Les nouvelles élections en Thuringe vont probablement entrainer un nouveau recul de la CDU et de la FDP, partis considérés comme responsables de la crise en ayant refusé l’établissement d’un gouvernement régional mené par Die Linke. Au contraire, il est probable que le parti de gauche radicale et l’AfD voient leurs scorent augmenter à nouveau. A ce stade, il est encore difficile de savoir si le blocage politique en Thuringe prendra fin à l’issue des prochaines élections, notamment si aucune entente entre la CDU, le FDP et Die Linke n’est établie.
Il est possible que ce genre d’évènement se multiplie en Allemagne lors des prochaines élections, alors que la formation de coalitions, aussi bien au niveau régional que fédéral est de plus en plus difficile. En effet, les partis traditionnels allemands enregistrent des scores historiquement bas et doivent intégrer de nouveaux participants. Cette tendance se retrouve au niveau régional, particulièrement dans les Land de l’Est.
L’Allemagne devient-elle ingouvernable ?
Toutefois, plusieurs partis affirment leurs différences idéologiques et refusent d’entrer dans de larges coalitions. En septembre 2017, le FDP et die Grünen ont ainsi refusé de rejoindre la CDU au sein du gouvernement. Les adhérents du SPD ont récemment élu Saskia Esken et Norbert Walter-Borjans, issus de l’aile gauche du parti qui pourraient faire voler en éclat la coalition actuelle . Au sein des conservateurs, la CSU se démarque progressivement de la CDU en défendant des positions de plus en plus conservatrices.
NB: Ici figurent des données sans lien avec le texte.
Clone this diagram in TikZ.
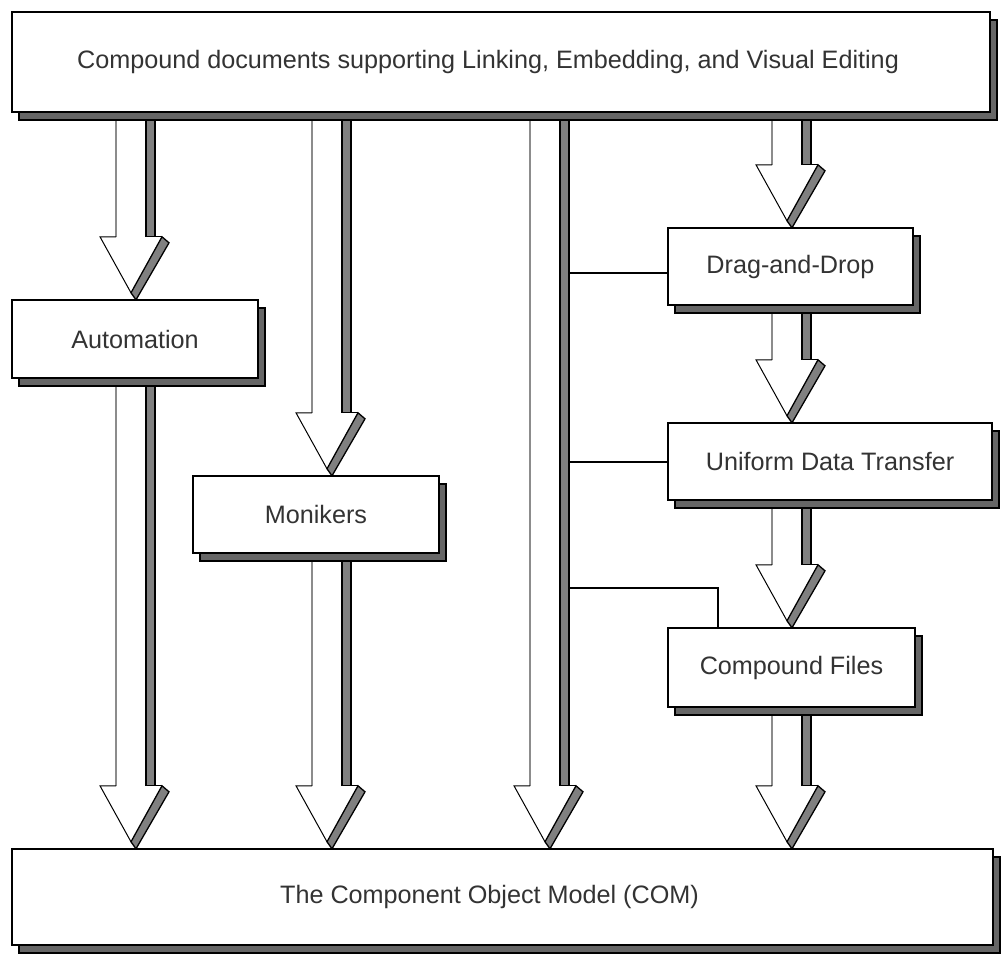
\documentclass[tikz,border=0pt]{standalone}
\usepackage{fontspec}
\setmainfont{Liberation Sans}
\usetikzlibrary{shadows}

% Hollow block arrow with a shaded right-hand edge.
% #1 = x of the arrow's axis, #2 = source node, #3 = target node
\newcommand\hollowarrow[3]{%
  \coordinate (ha-s) at (#2.south -| #1,0);
  \coordinate (ha-t) at (#3.north -| #1,0);
  \fill[white] ([shift={(-15,0)}]ha-s) -- ([shift={(-15,-63)}]ha-t)
    -- ([shift={(-31,-63)}]ha-t) -- ([shift={(0,-7)}]ha-t)
    -- ([shift={(31,-63)}]ha-t) -- ([shift={(15,-63)}]ha-t)
    -- ([shift={(15,0)}]ha-s) -- cycle;
  \draw[shaftedge] ([shift={(-15,0)}]ha-s) -- ([shift={(-15,-63)}]ha-t);
  \draw[shadebar] ([shift={(15,0)}]ha-s) rectangle ([shift={(24,-63)}]ha-t);
  \draw[headline] ([shift={(-15,-63)}]ha-t) -- ([shift={(-31,-63)}]ha-t)
    -- ([shift={(0,-7)}]ha-t);
  \draw[headline] ([shift={(24,-63)}]ha-t) -- ([shift={(31,-63)}]ha-t);
  \draw[shadebar] ([shift={(31,-63)}]ha-t) -- ([shift={(38,-57)}]ha-t)
    -- ([shift={(5,0)}]ha-t) -- ([shift={(0,-7)}]ha-t) -- cycle;
}

\begin{document}
\begin{tikzpicture}[x=1pt,y=-1pt,
  box/.style={draw=black, line width=2.4pt, fill=white, rectangle, inner sep=0,
    font=\fontsize{25.2}{29}\selectfont, text=black!80,
    general shadow={shadow xshift=7pt, shadow yshift=-8pt,
      fill=black!60, draw=black, line width=1.6pt}},
  shaftedge/.style={draw=black!45, line width=1.3pt},
  shadebar/.style={fill=black!50, draw=black, line width=1.3pt, line join=miter},
  headline/.style={draw=black, line width=1pt, line join=miter},
  link/.style={draw=black, line width=2pt}]
\useasboundingbox (0,0) rectangle (1005,955);

% boxes are placed first (invisible) so that arrows can refer to them
\path
  (501,62)     node[minimum width=978, minimum height=100, inner sep=0] (top) {}
  (135,339)    node[minimum width=246, minimum height=78, inner sep=0] (auto) {}
  (316,514.5)  node[minimum width=246, minimum height=77, inner sep=0] (mon) {}
  (790.5,266.5) node[minimum width=245, minimum height=77, inner sep=0] (drag) {}
  (830,461.5)  node[minimum width=324, minimum height=77, inner sep=0] (udt) {}
  (791.5,667.5) node[minimum width=247, minimum height=79, inner sep=0] (cf) {}
  (502.5,897)  node[minimum width=981, minimum height=96, inner sep=0] (com) {};

% block arrows
\hollowarrow{131}{top}{auto}
\hollowarrow{131}{auto}{com}
\hollowarrow{327}{top}{mon}
\hollowarrow{327}{mon}{com}
\hollowarrow{545}{top}{com}
\hollowarrow{787}{top}{drag}
\hollowarrow{787}{drag}{udt}
\hollowarrow{787}{udt}{cf}
\hollowarrow{787}{cf}{com}

% branches from the central arrow
\coordinate (spine) at (570,0);
\draw[link] (spine |- 0,273) -- (drag.west |- 0,273);
\draw[link] (spine |- udt.west) -- (udt.west);
\draw[link] (spine |- 0,588) -| ([xshift=-74pt]cf.north);

% boxes (the wide boxes set their text a little left of centre)
\node[box, minimum width=978, minimum height=100] at (top)
  {\hspace*{-26pt}Compound documents supporting Linking, Embedding, and Visual Editing};
\node[box, minimum width=246, minimum height=78] at (auto) {Automation};
\node[box, minimum width=246, minimum height=77] at (mon) {Monikers};
\node[box, minimum width=245, minimum height=77] at (drag) {Drag-and-Drop};
\node[box, minimum width=324, minimum height=77] at (udt) {Uniform Data Transfer};
\node[box, minimum width=247, minimum height=79] at (cf) {Compound Files};
\node[box, minimum width=981, minimum height=96] at (com)
  {\hspace*{-26pt}The Component Object Model (COM)};
\end{tikzpicture}
\end{document}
Les récents succès de l’AfD, notamment dans les Lands de l’Est, en font un acteur incontournable de la politique régionale, accroissant la tentation d’une coalition avec la droite traditionnelle ou les libéraux. Autrement, l’obtention d’un grand nombre de sièges par la gauche radicale et l’extrême droite conduiront systématiquement à des impasses si aucune ouverture n’est faite vers l’un des deux partis. Comme l’affirme Bernd Riexeniger, co-président de Die Linke, « Briser ce tabou aura de profondes conséquences ».
Le nombre de configurations encore inédites en Allemagne mais que l’on a vu proliférer en Europe : M5S-Ligue du Nord puis M5S-PD en Italie, ÖVP-FPÖ puis ÖVP-Verts en Autriche ; rend toutefois quasiment impossible de spéculer sur les prochaines coalitions gouvernementales en Allemagne.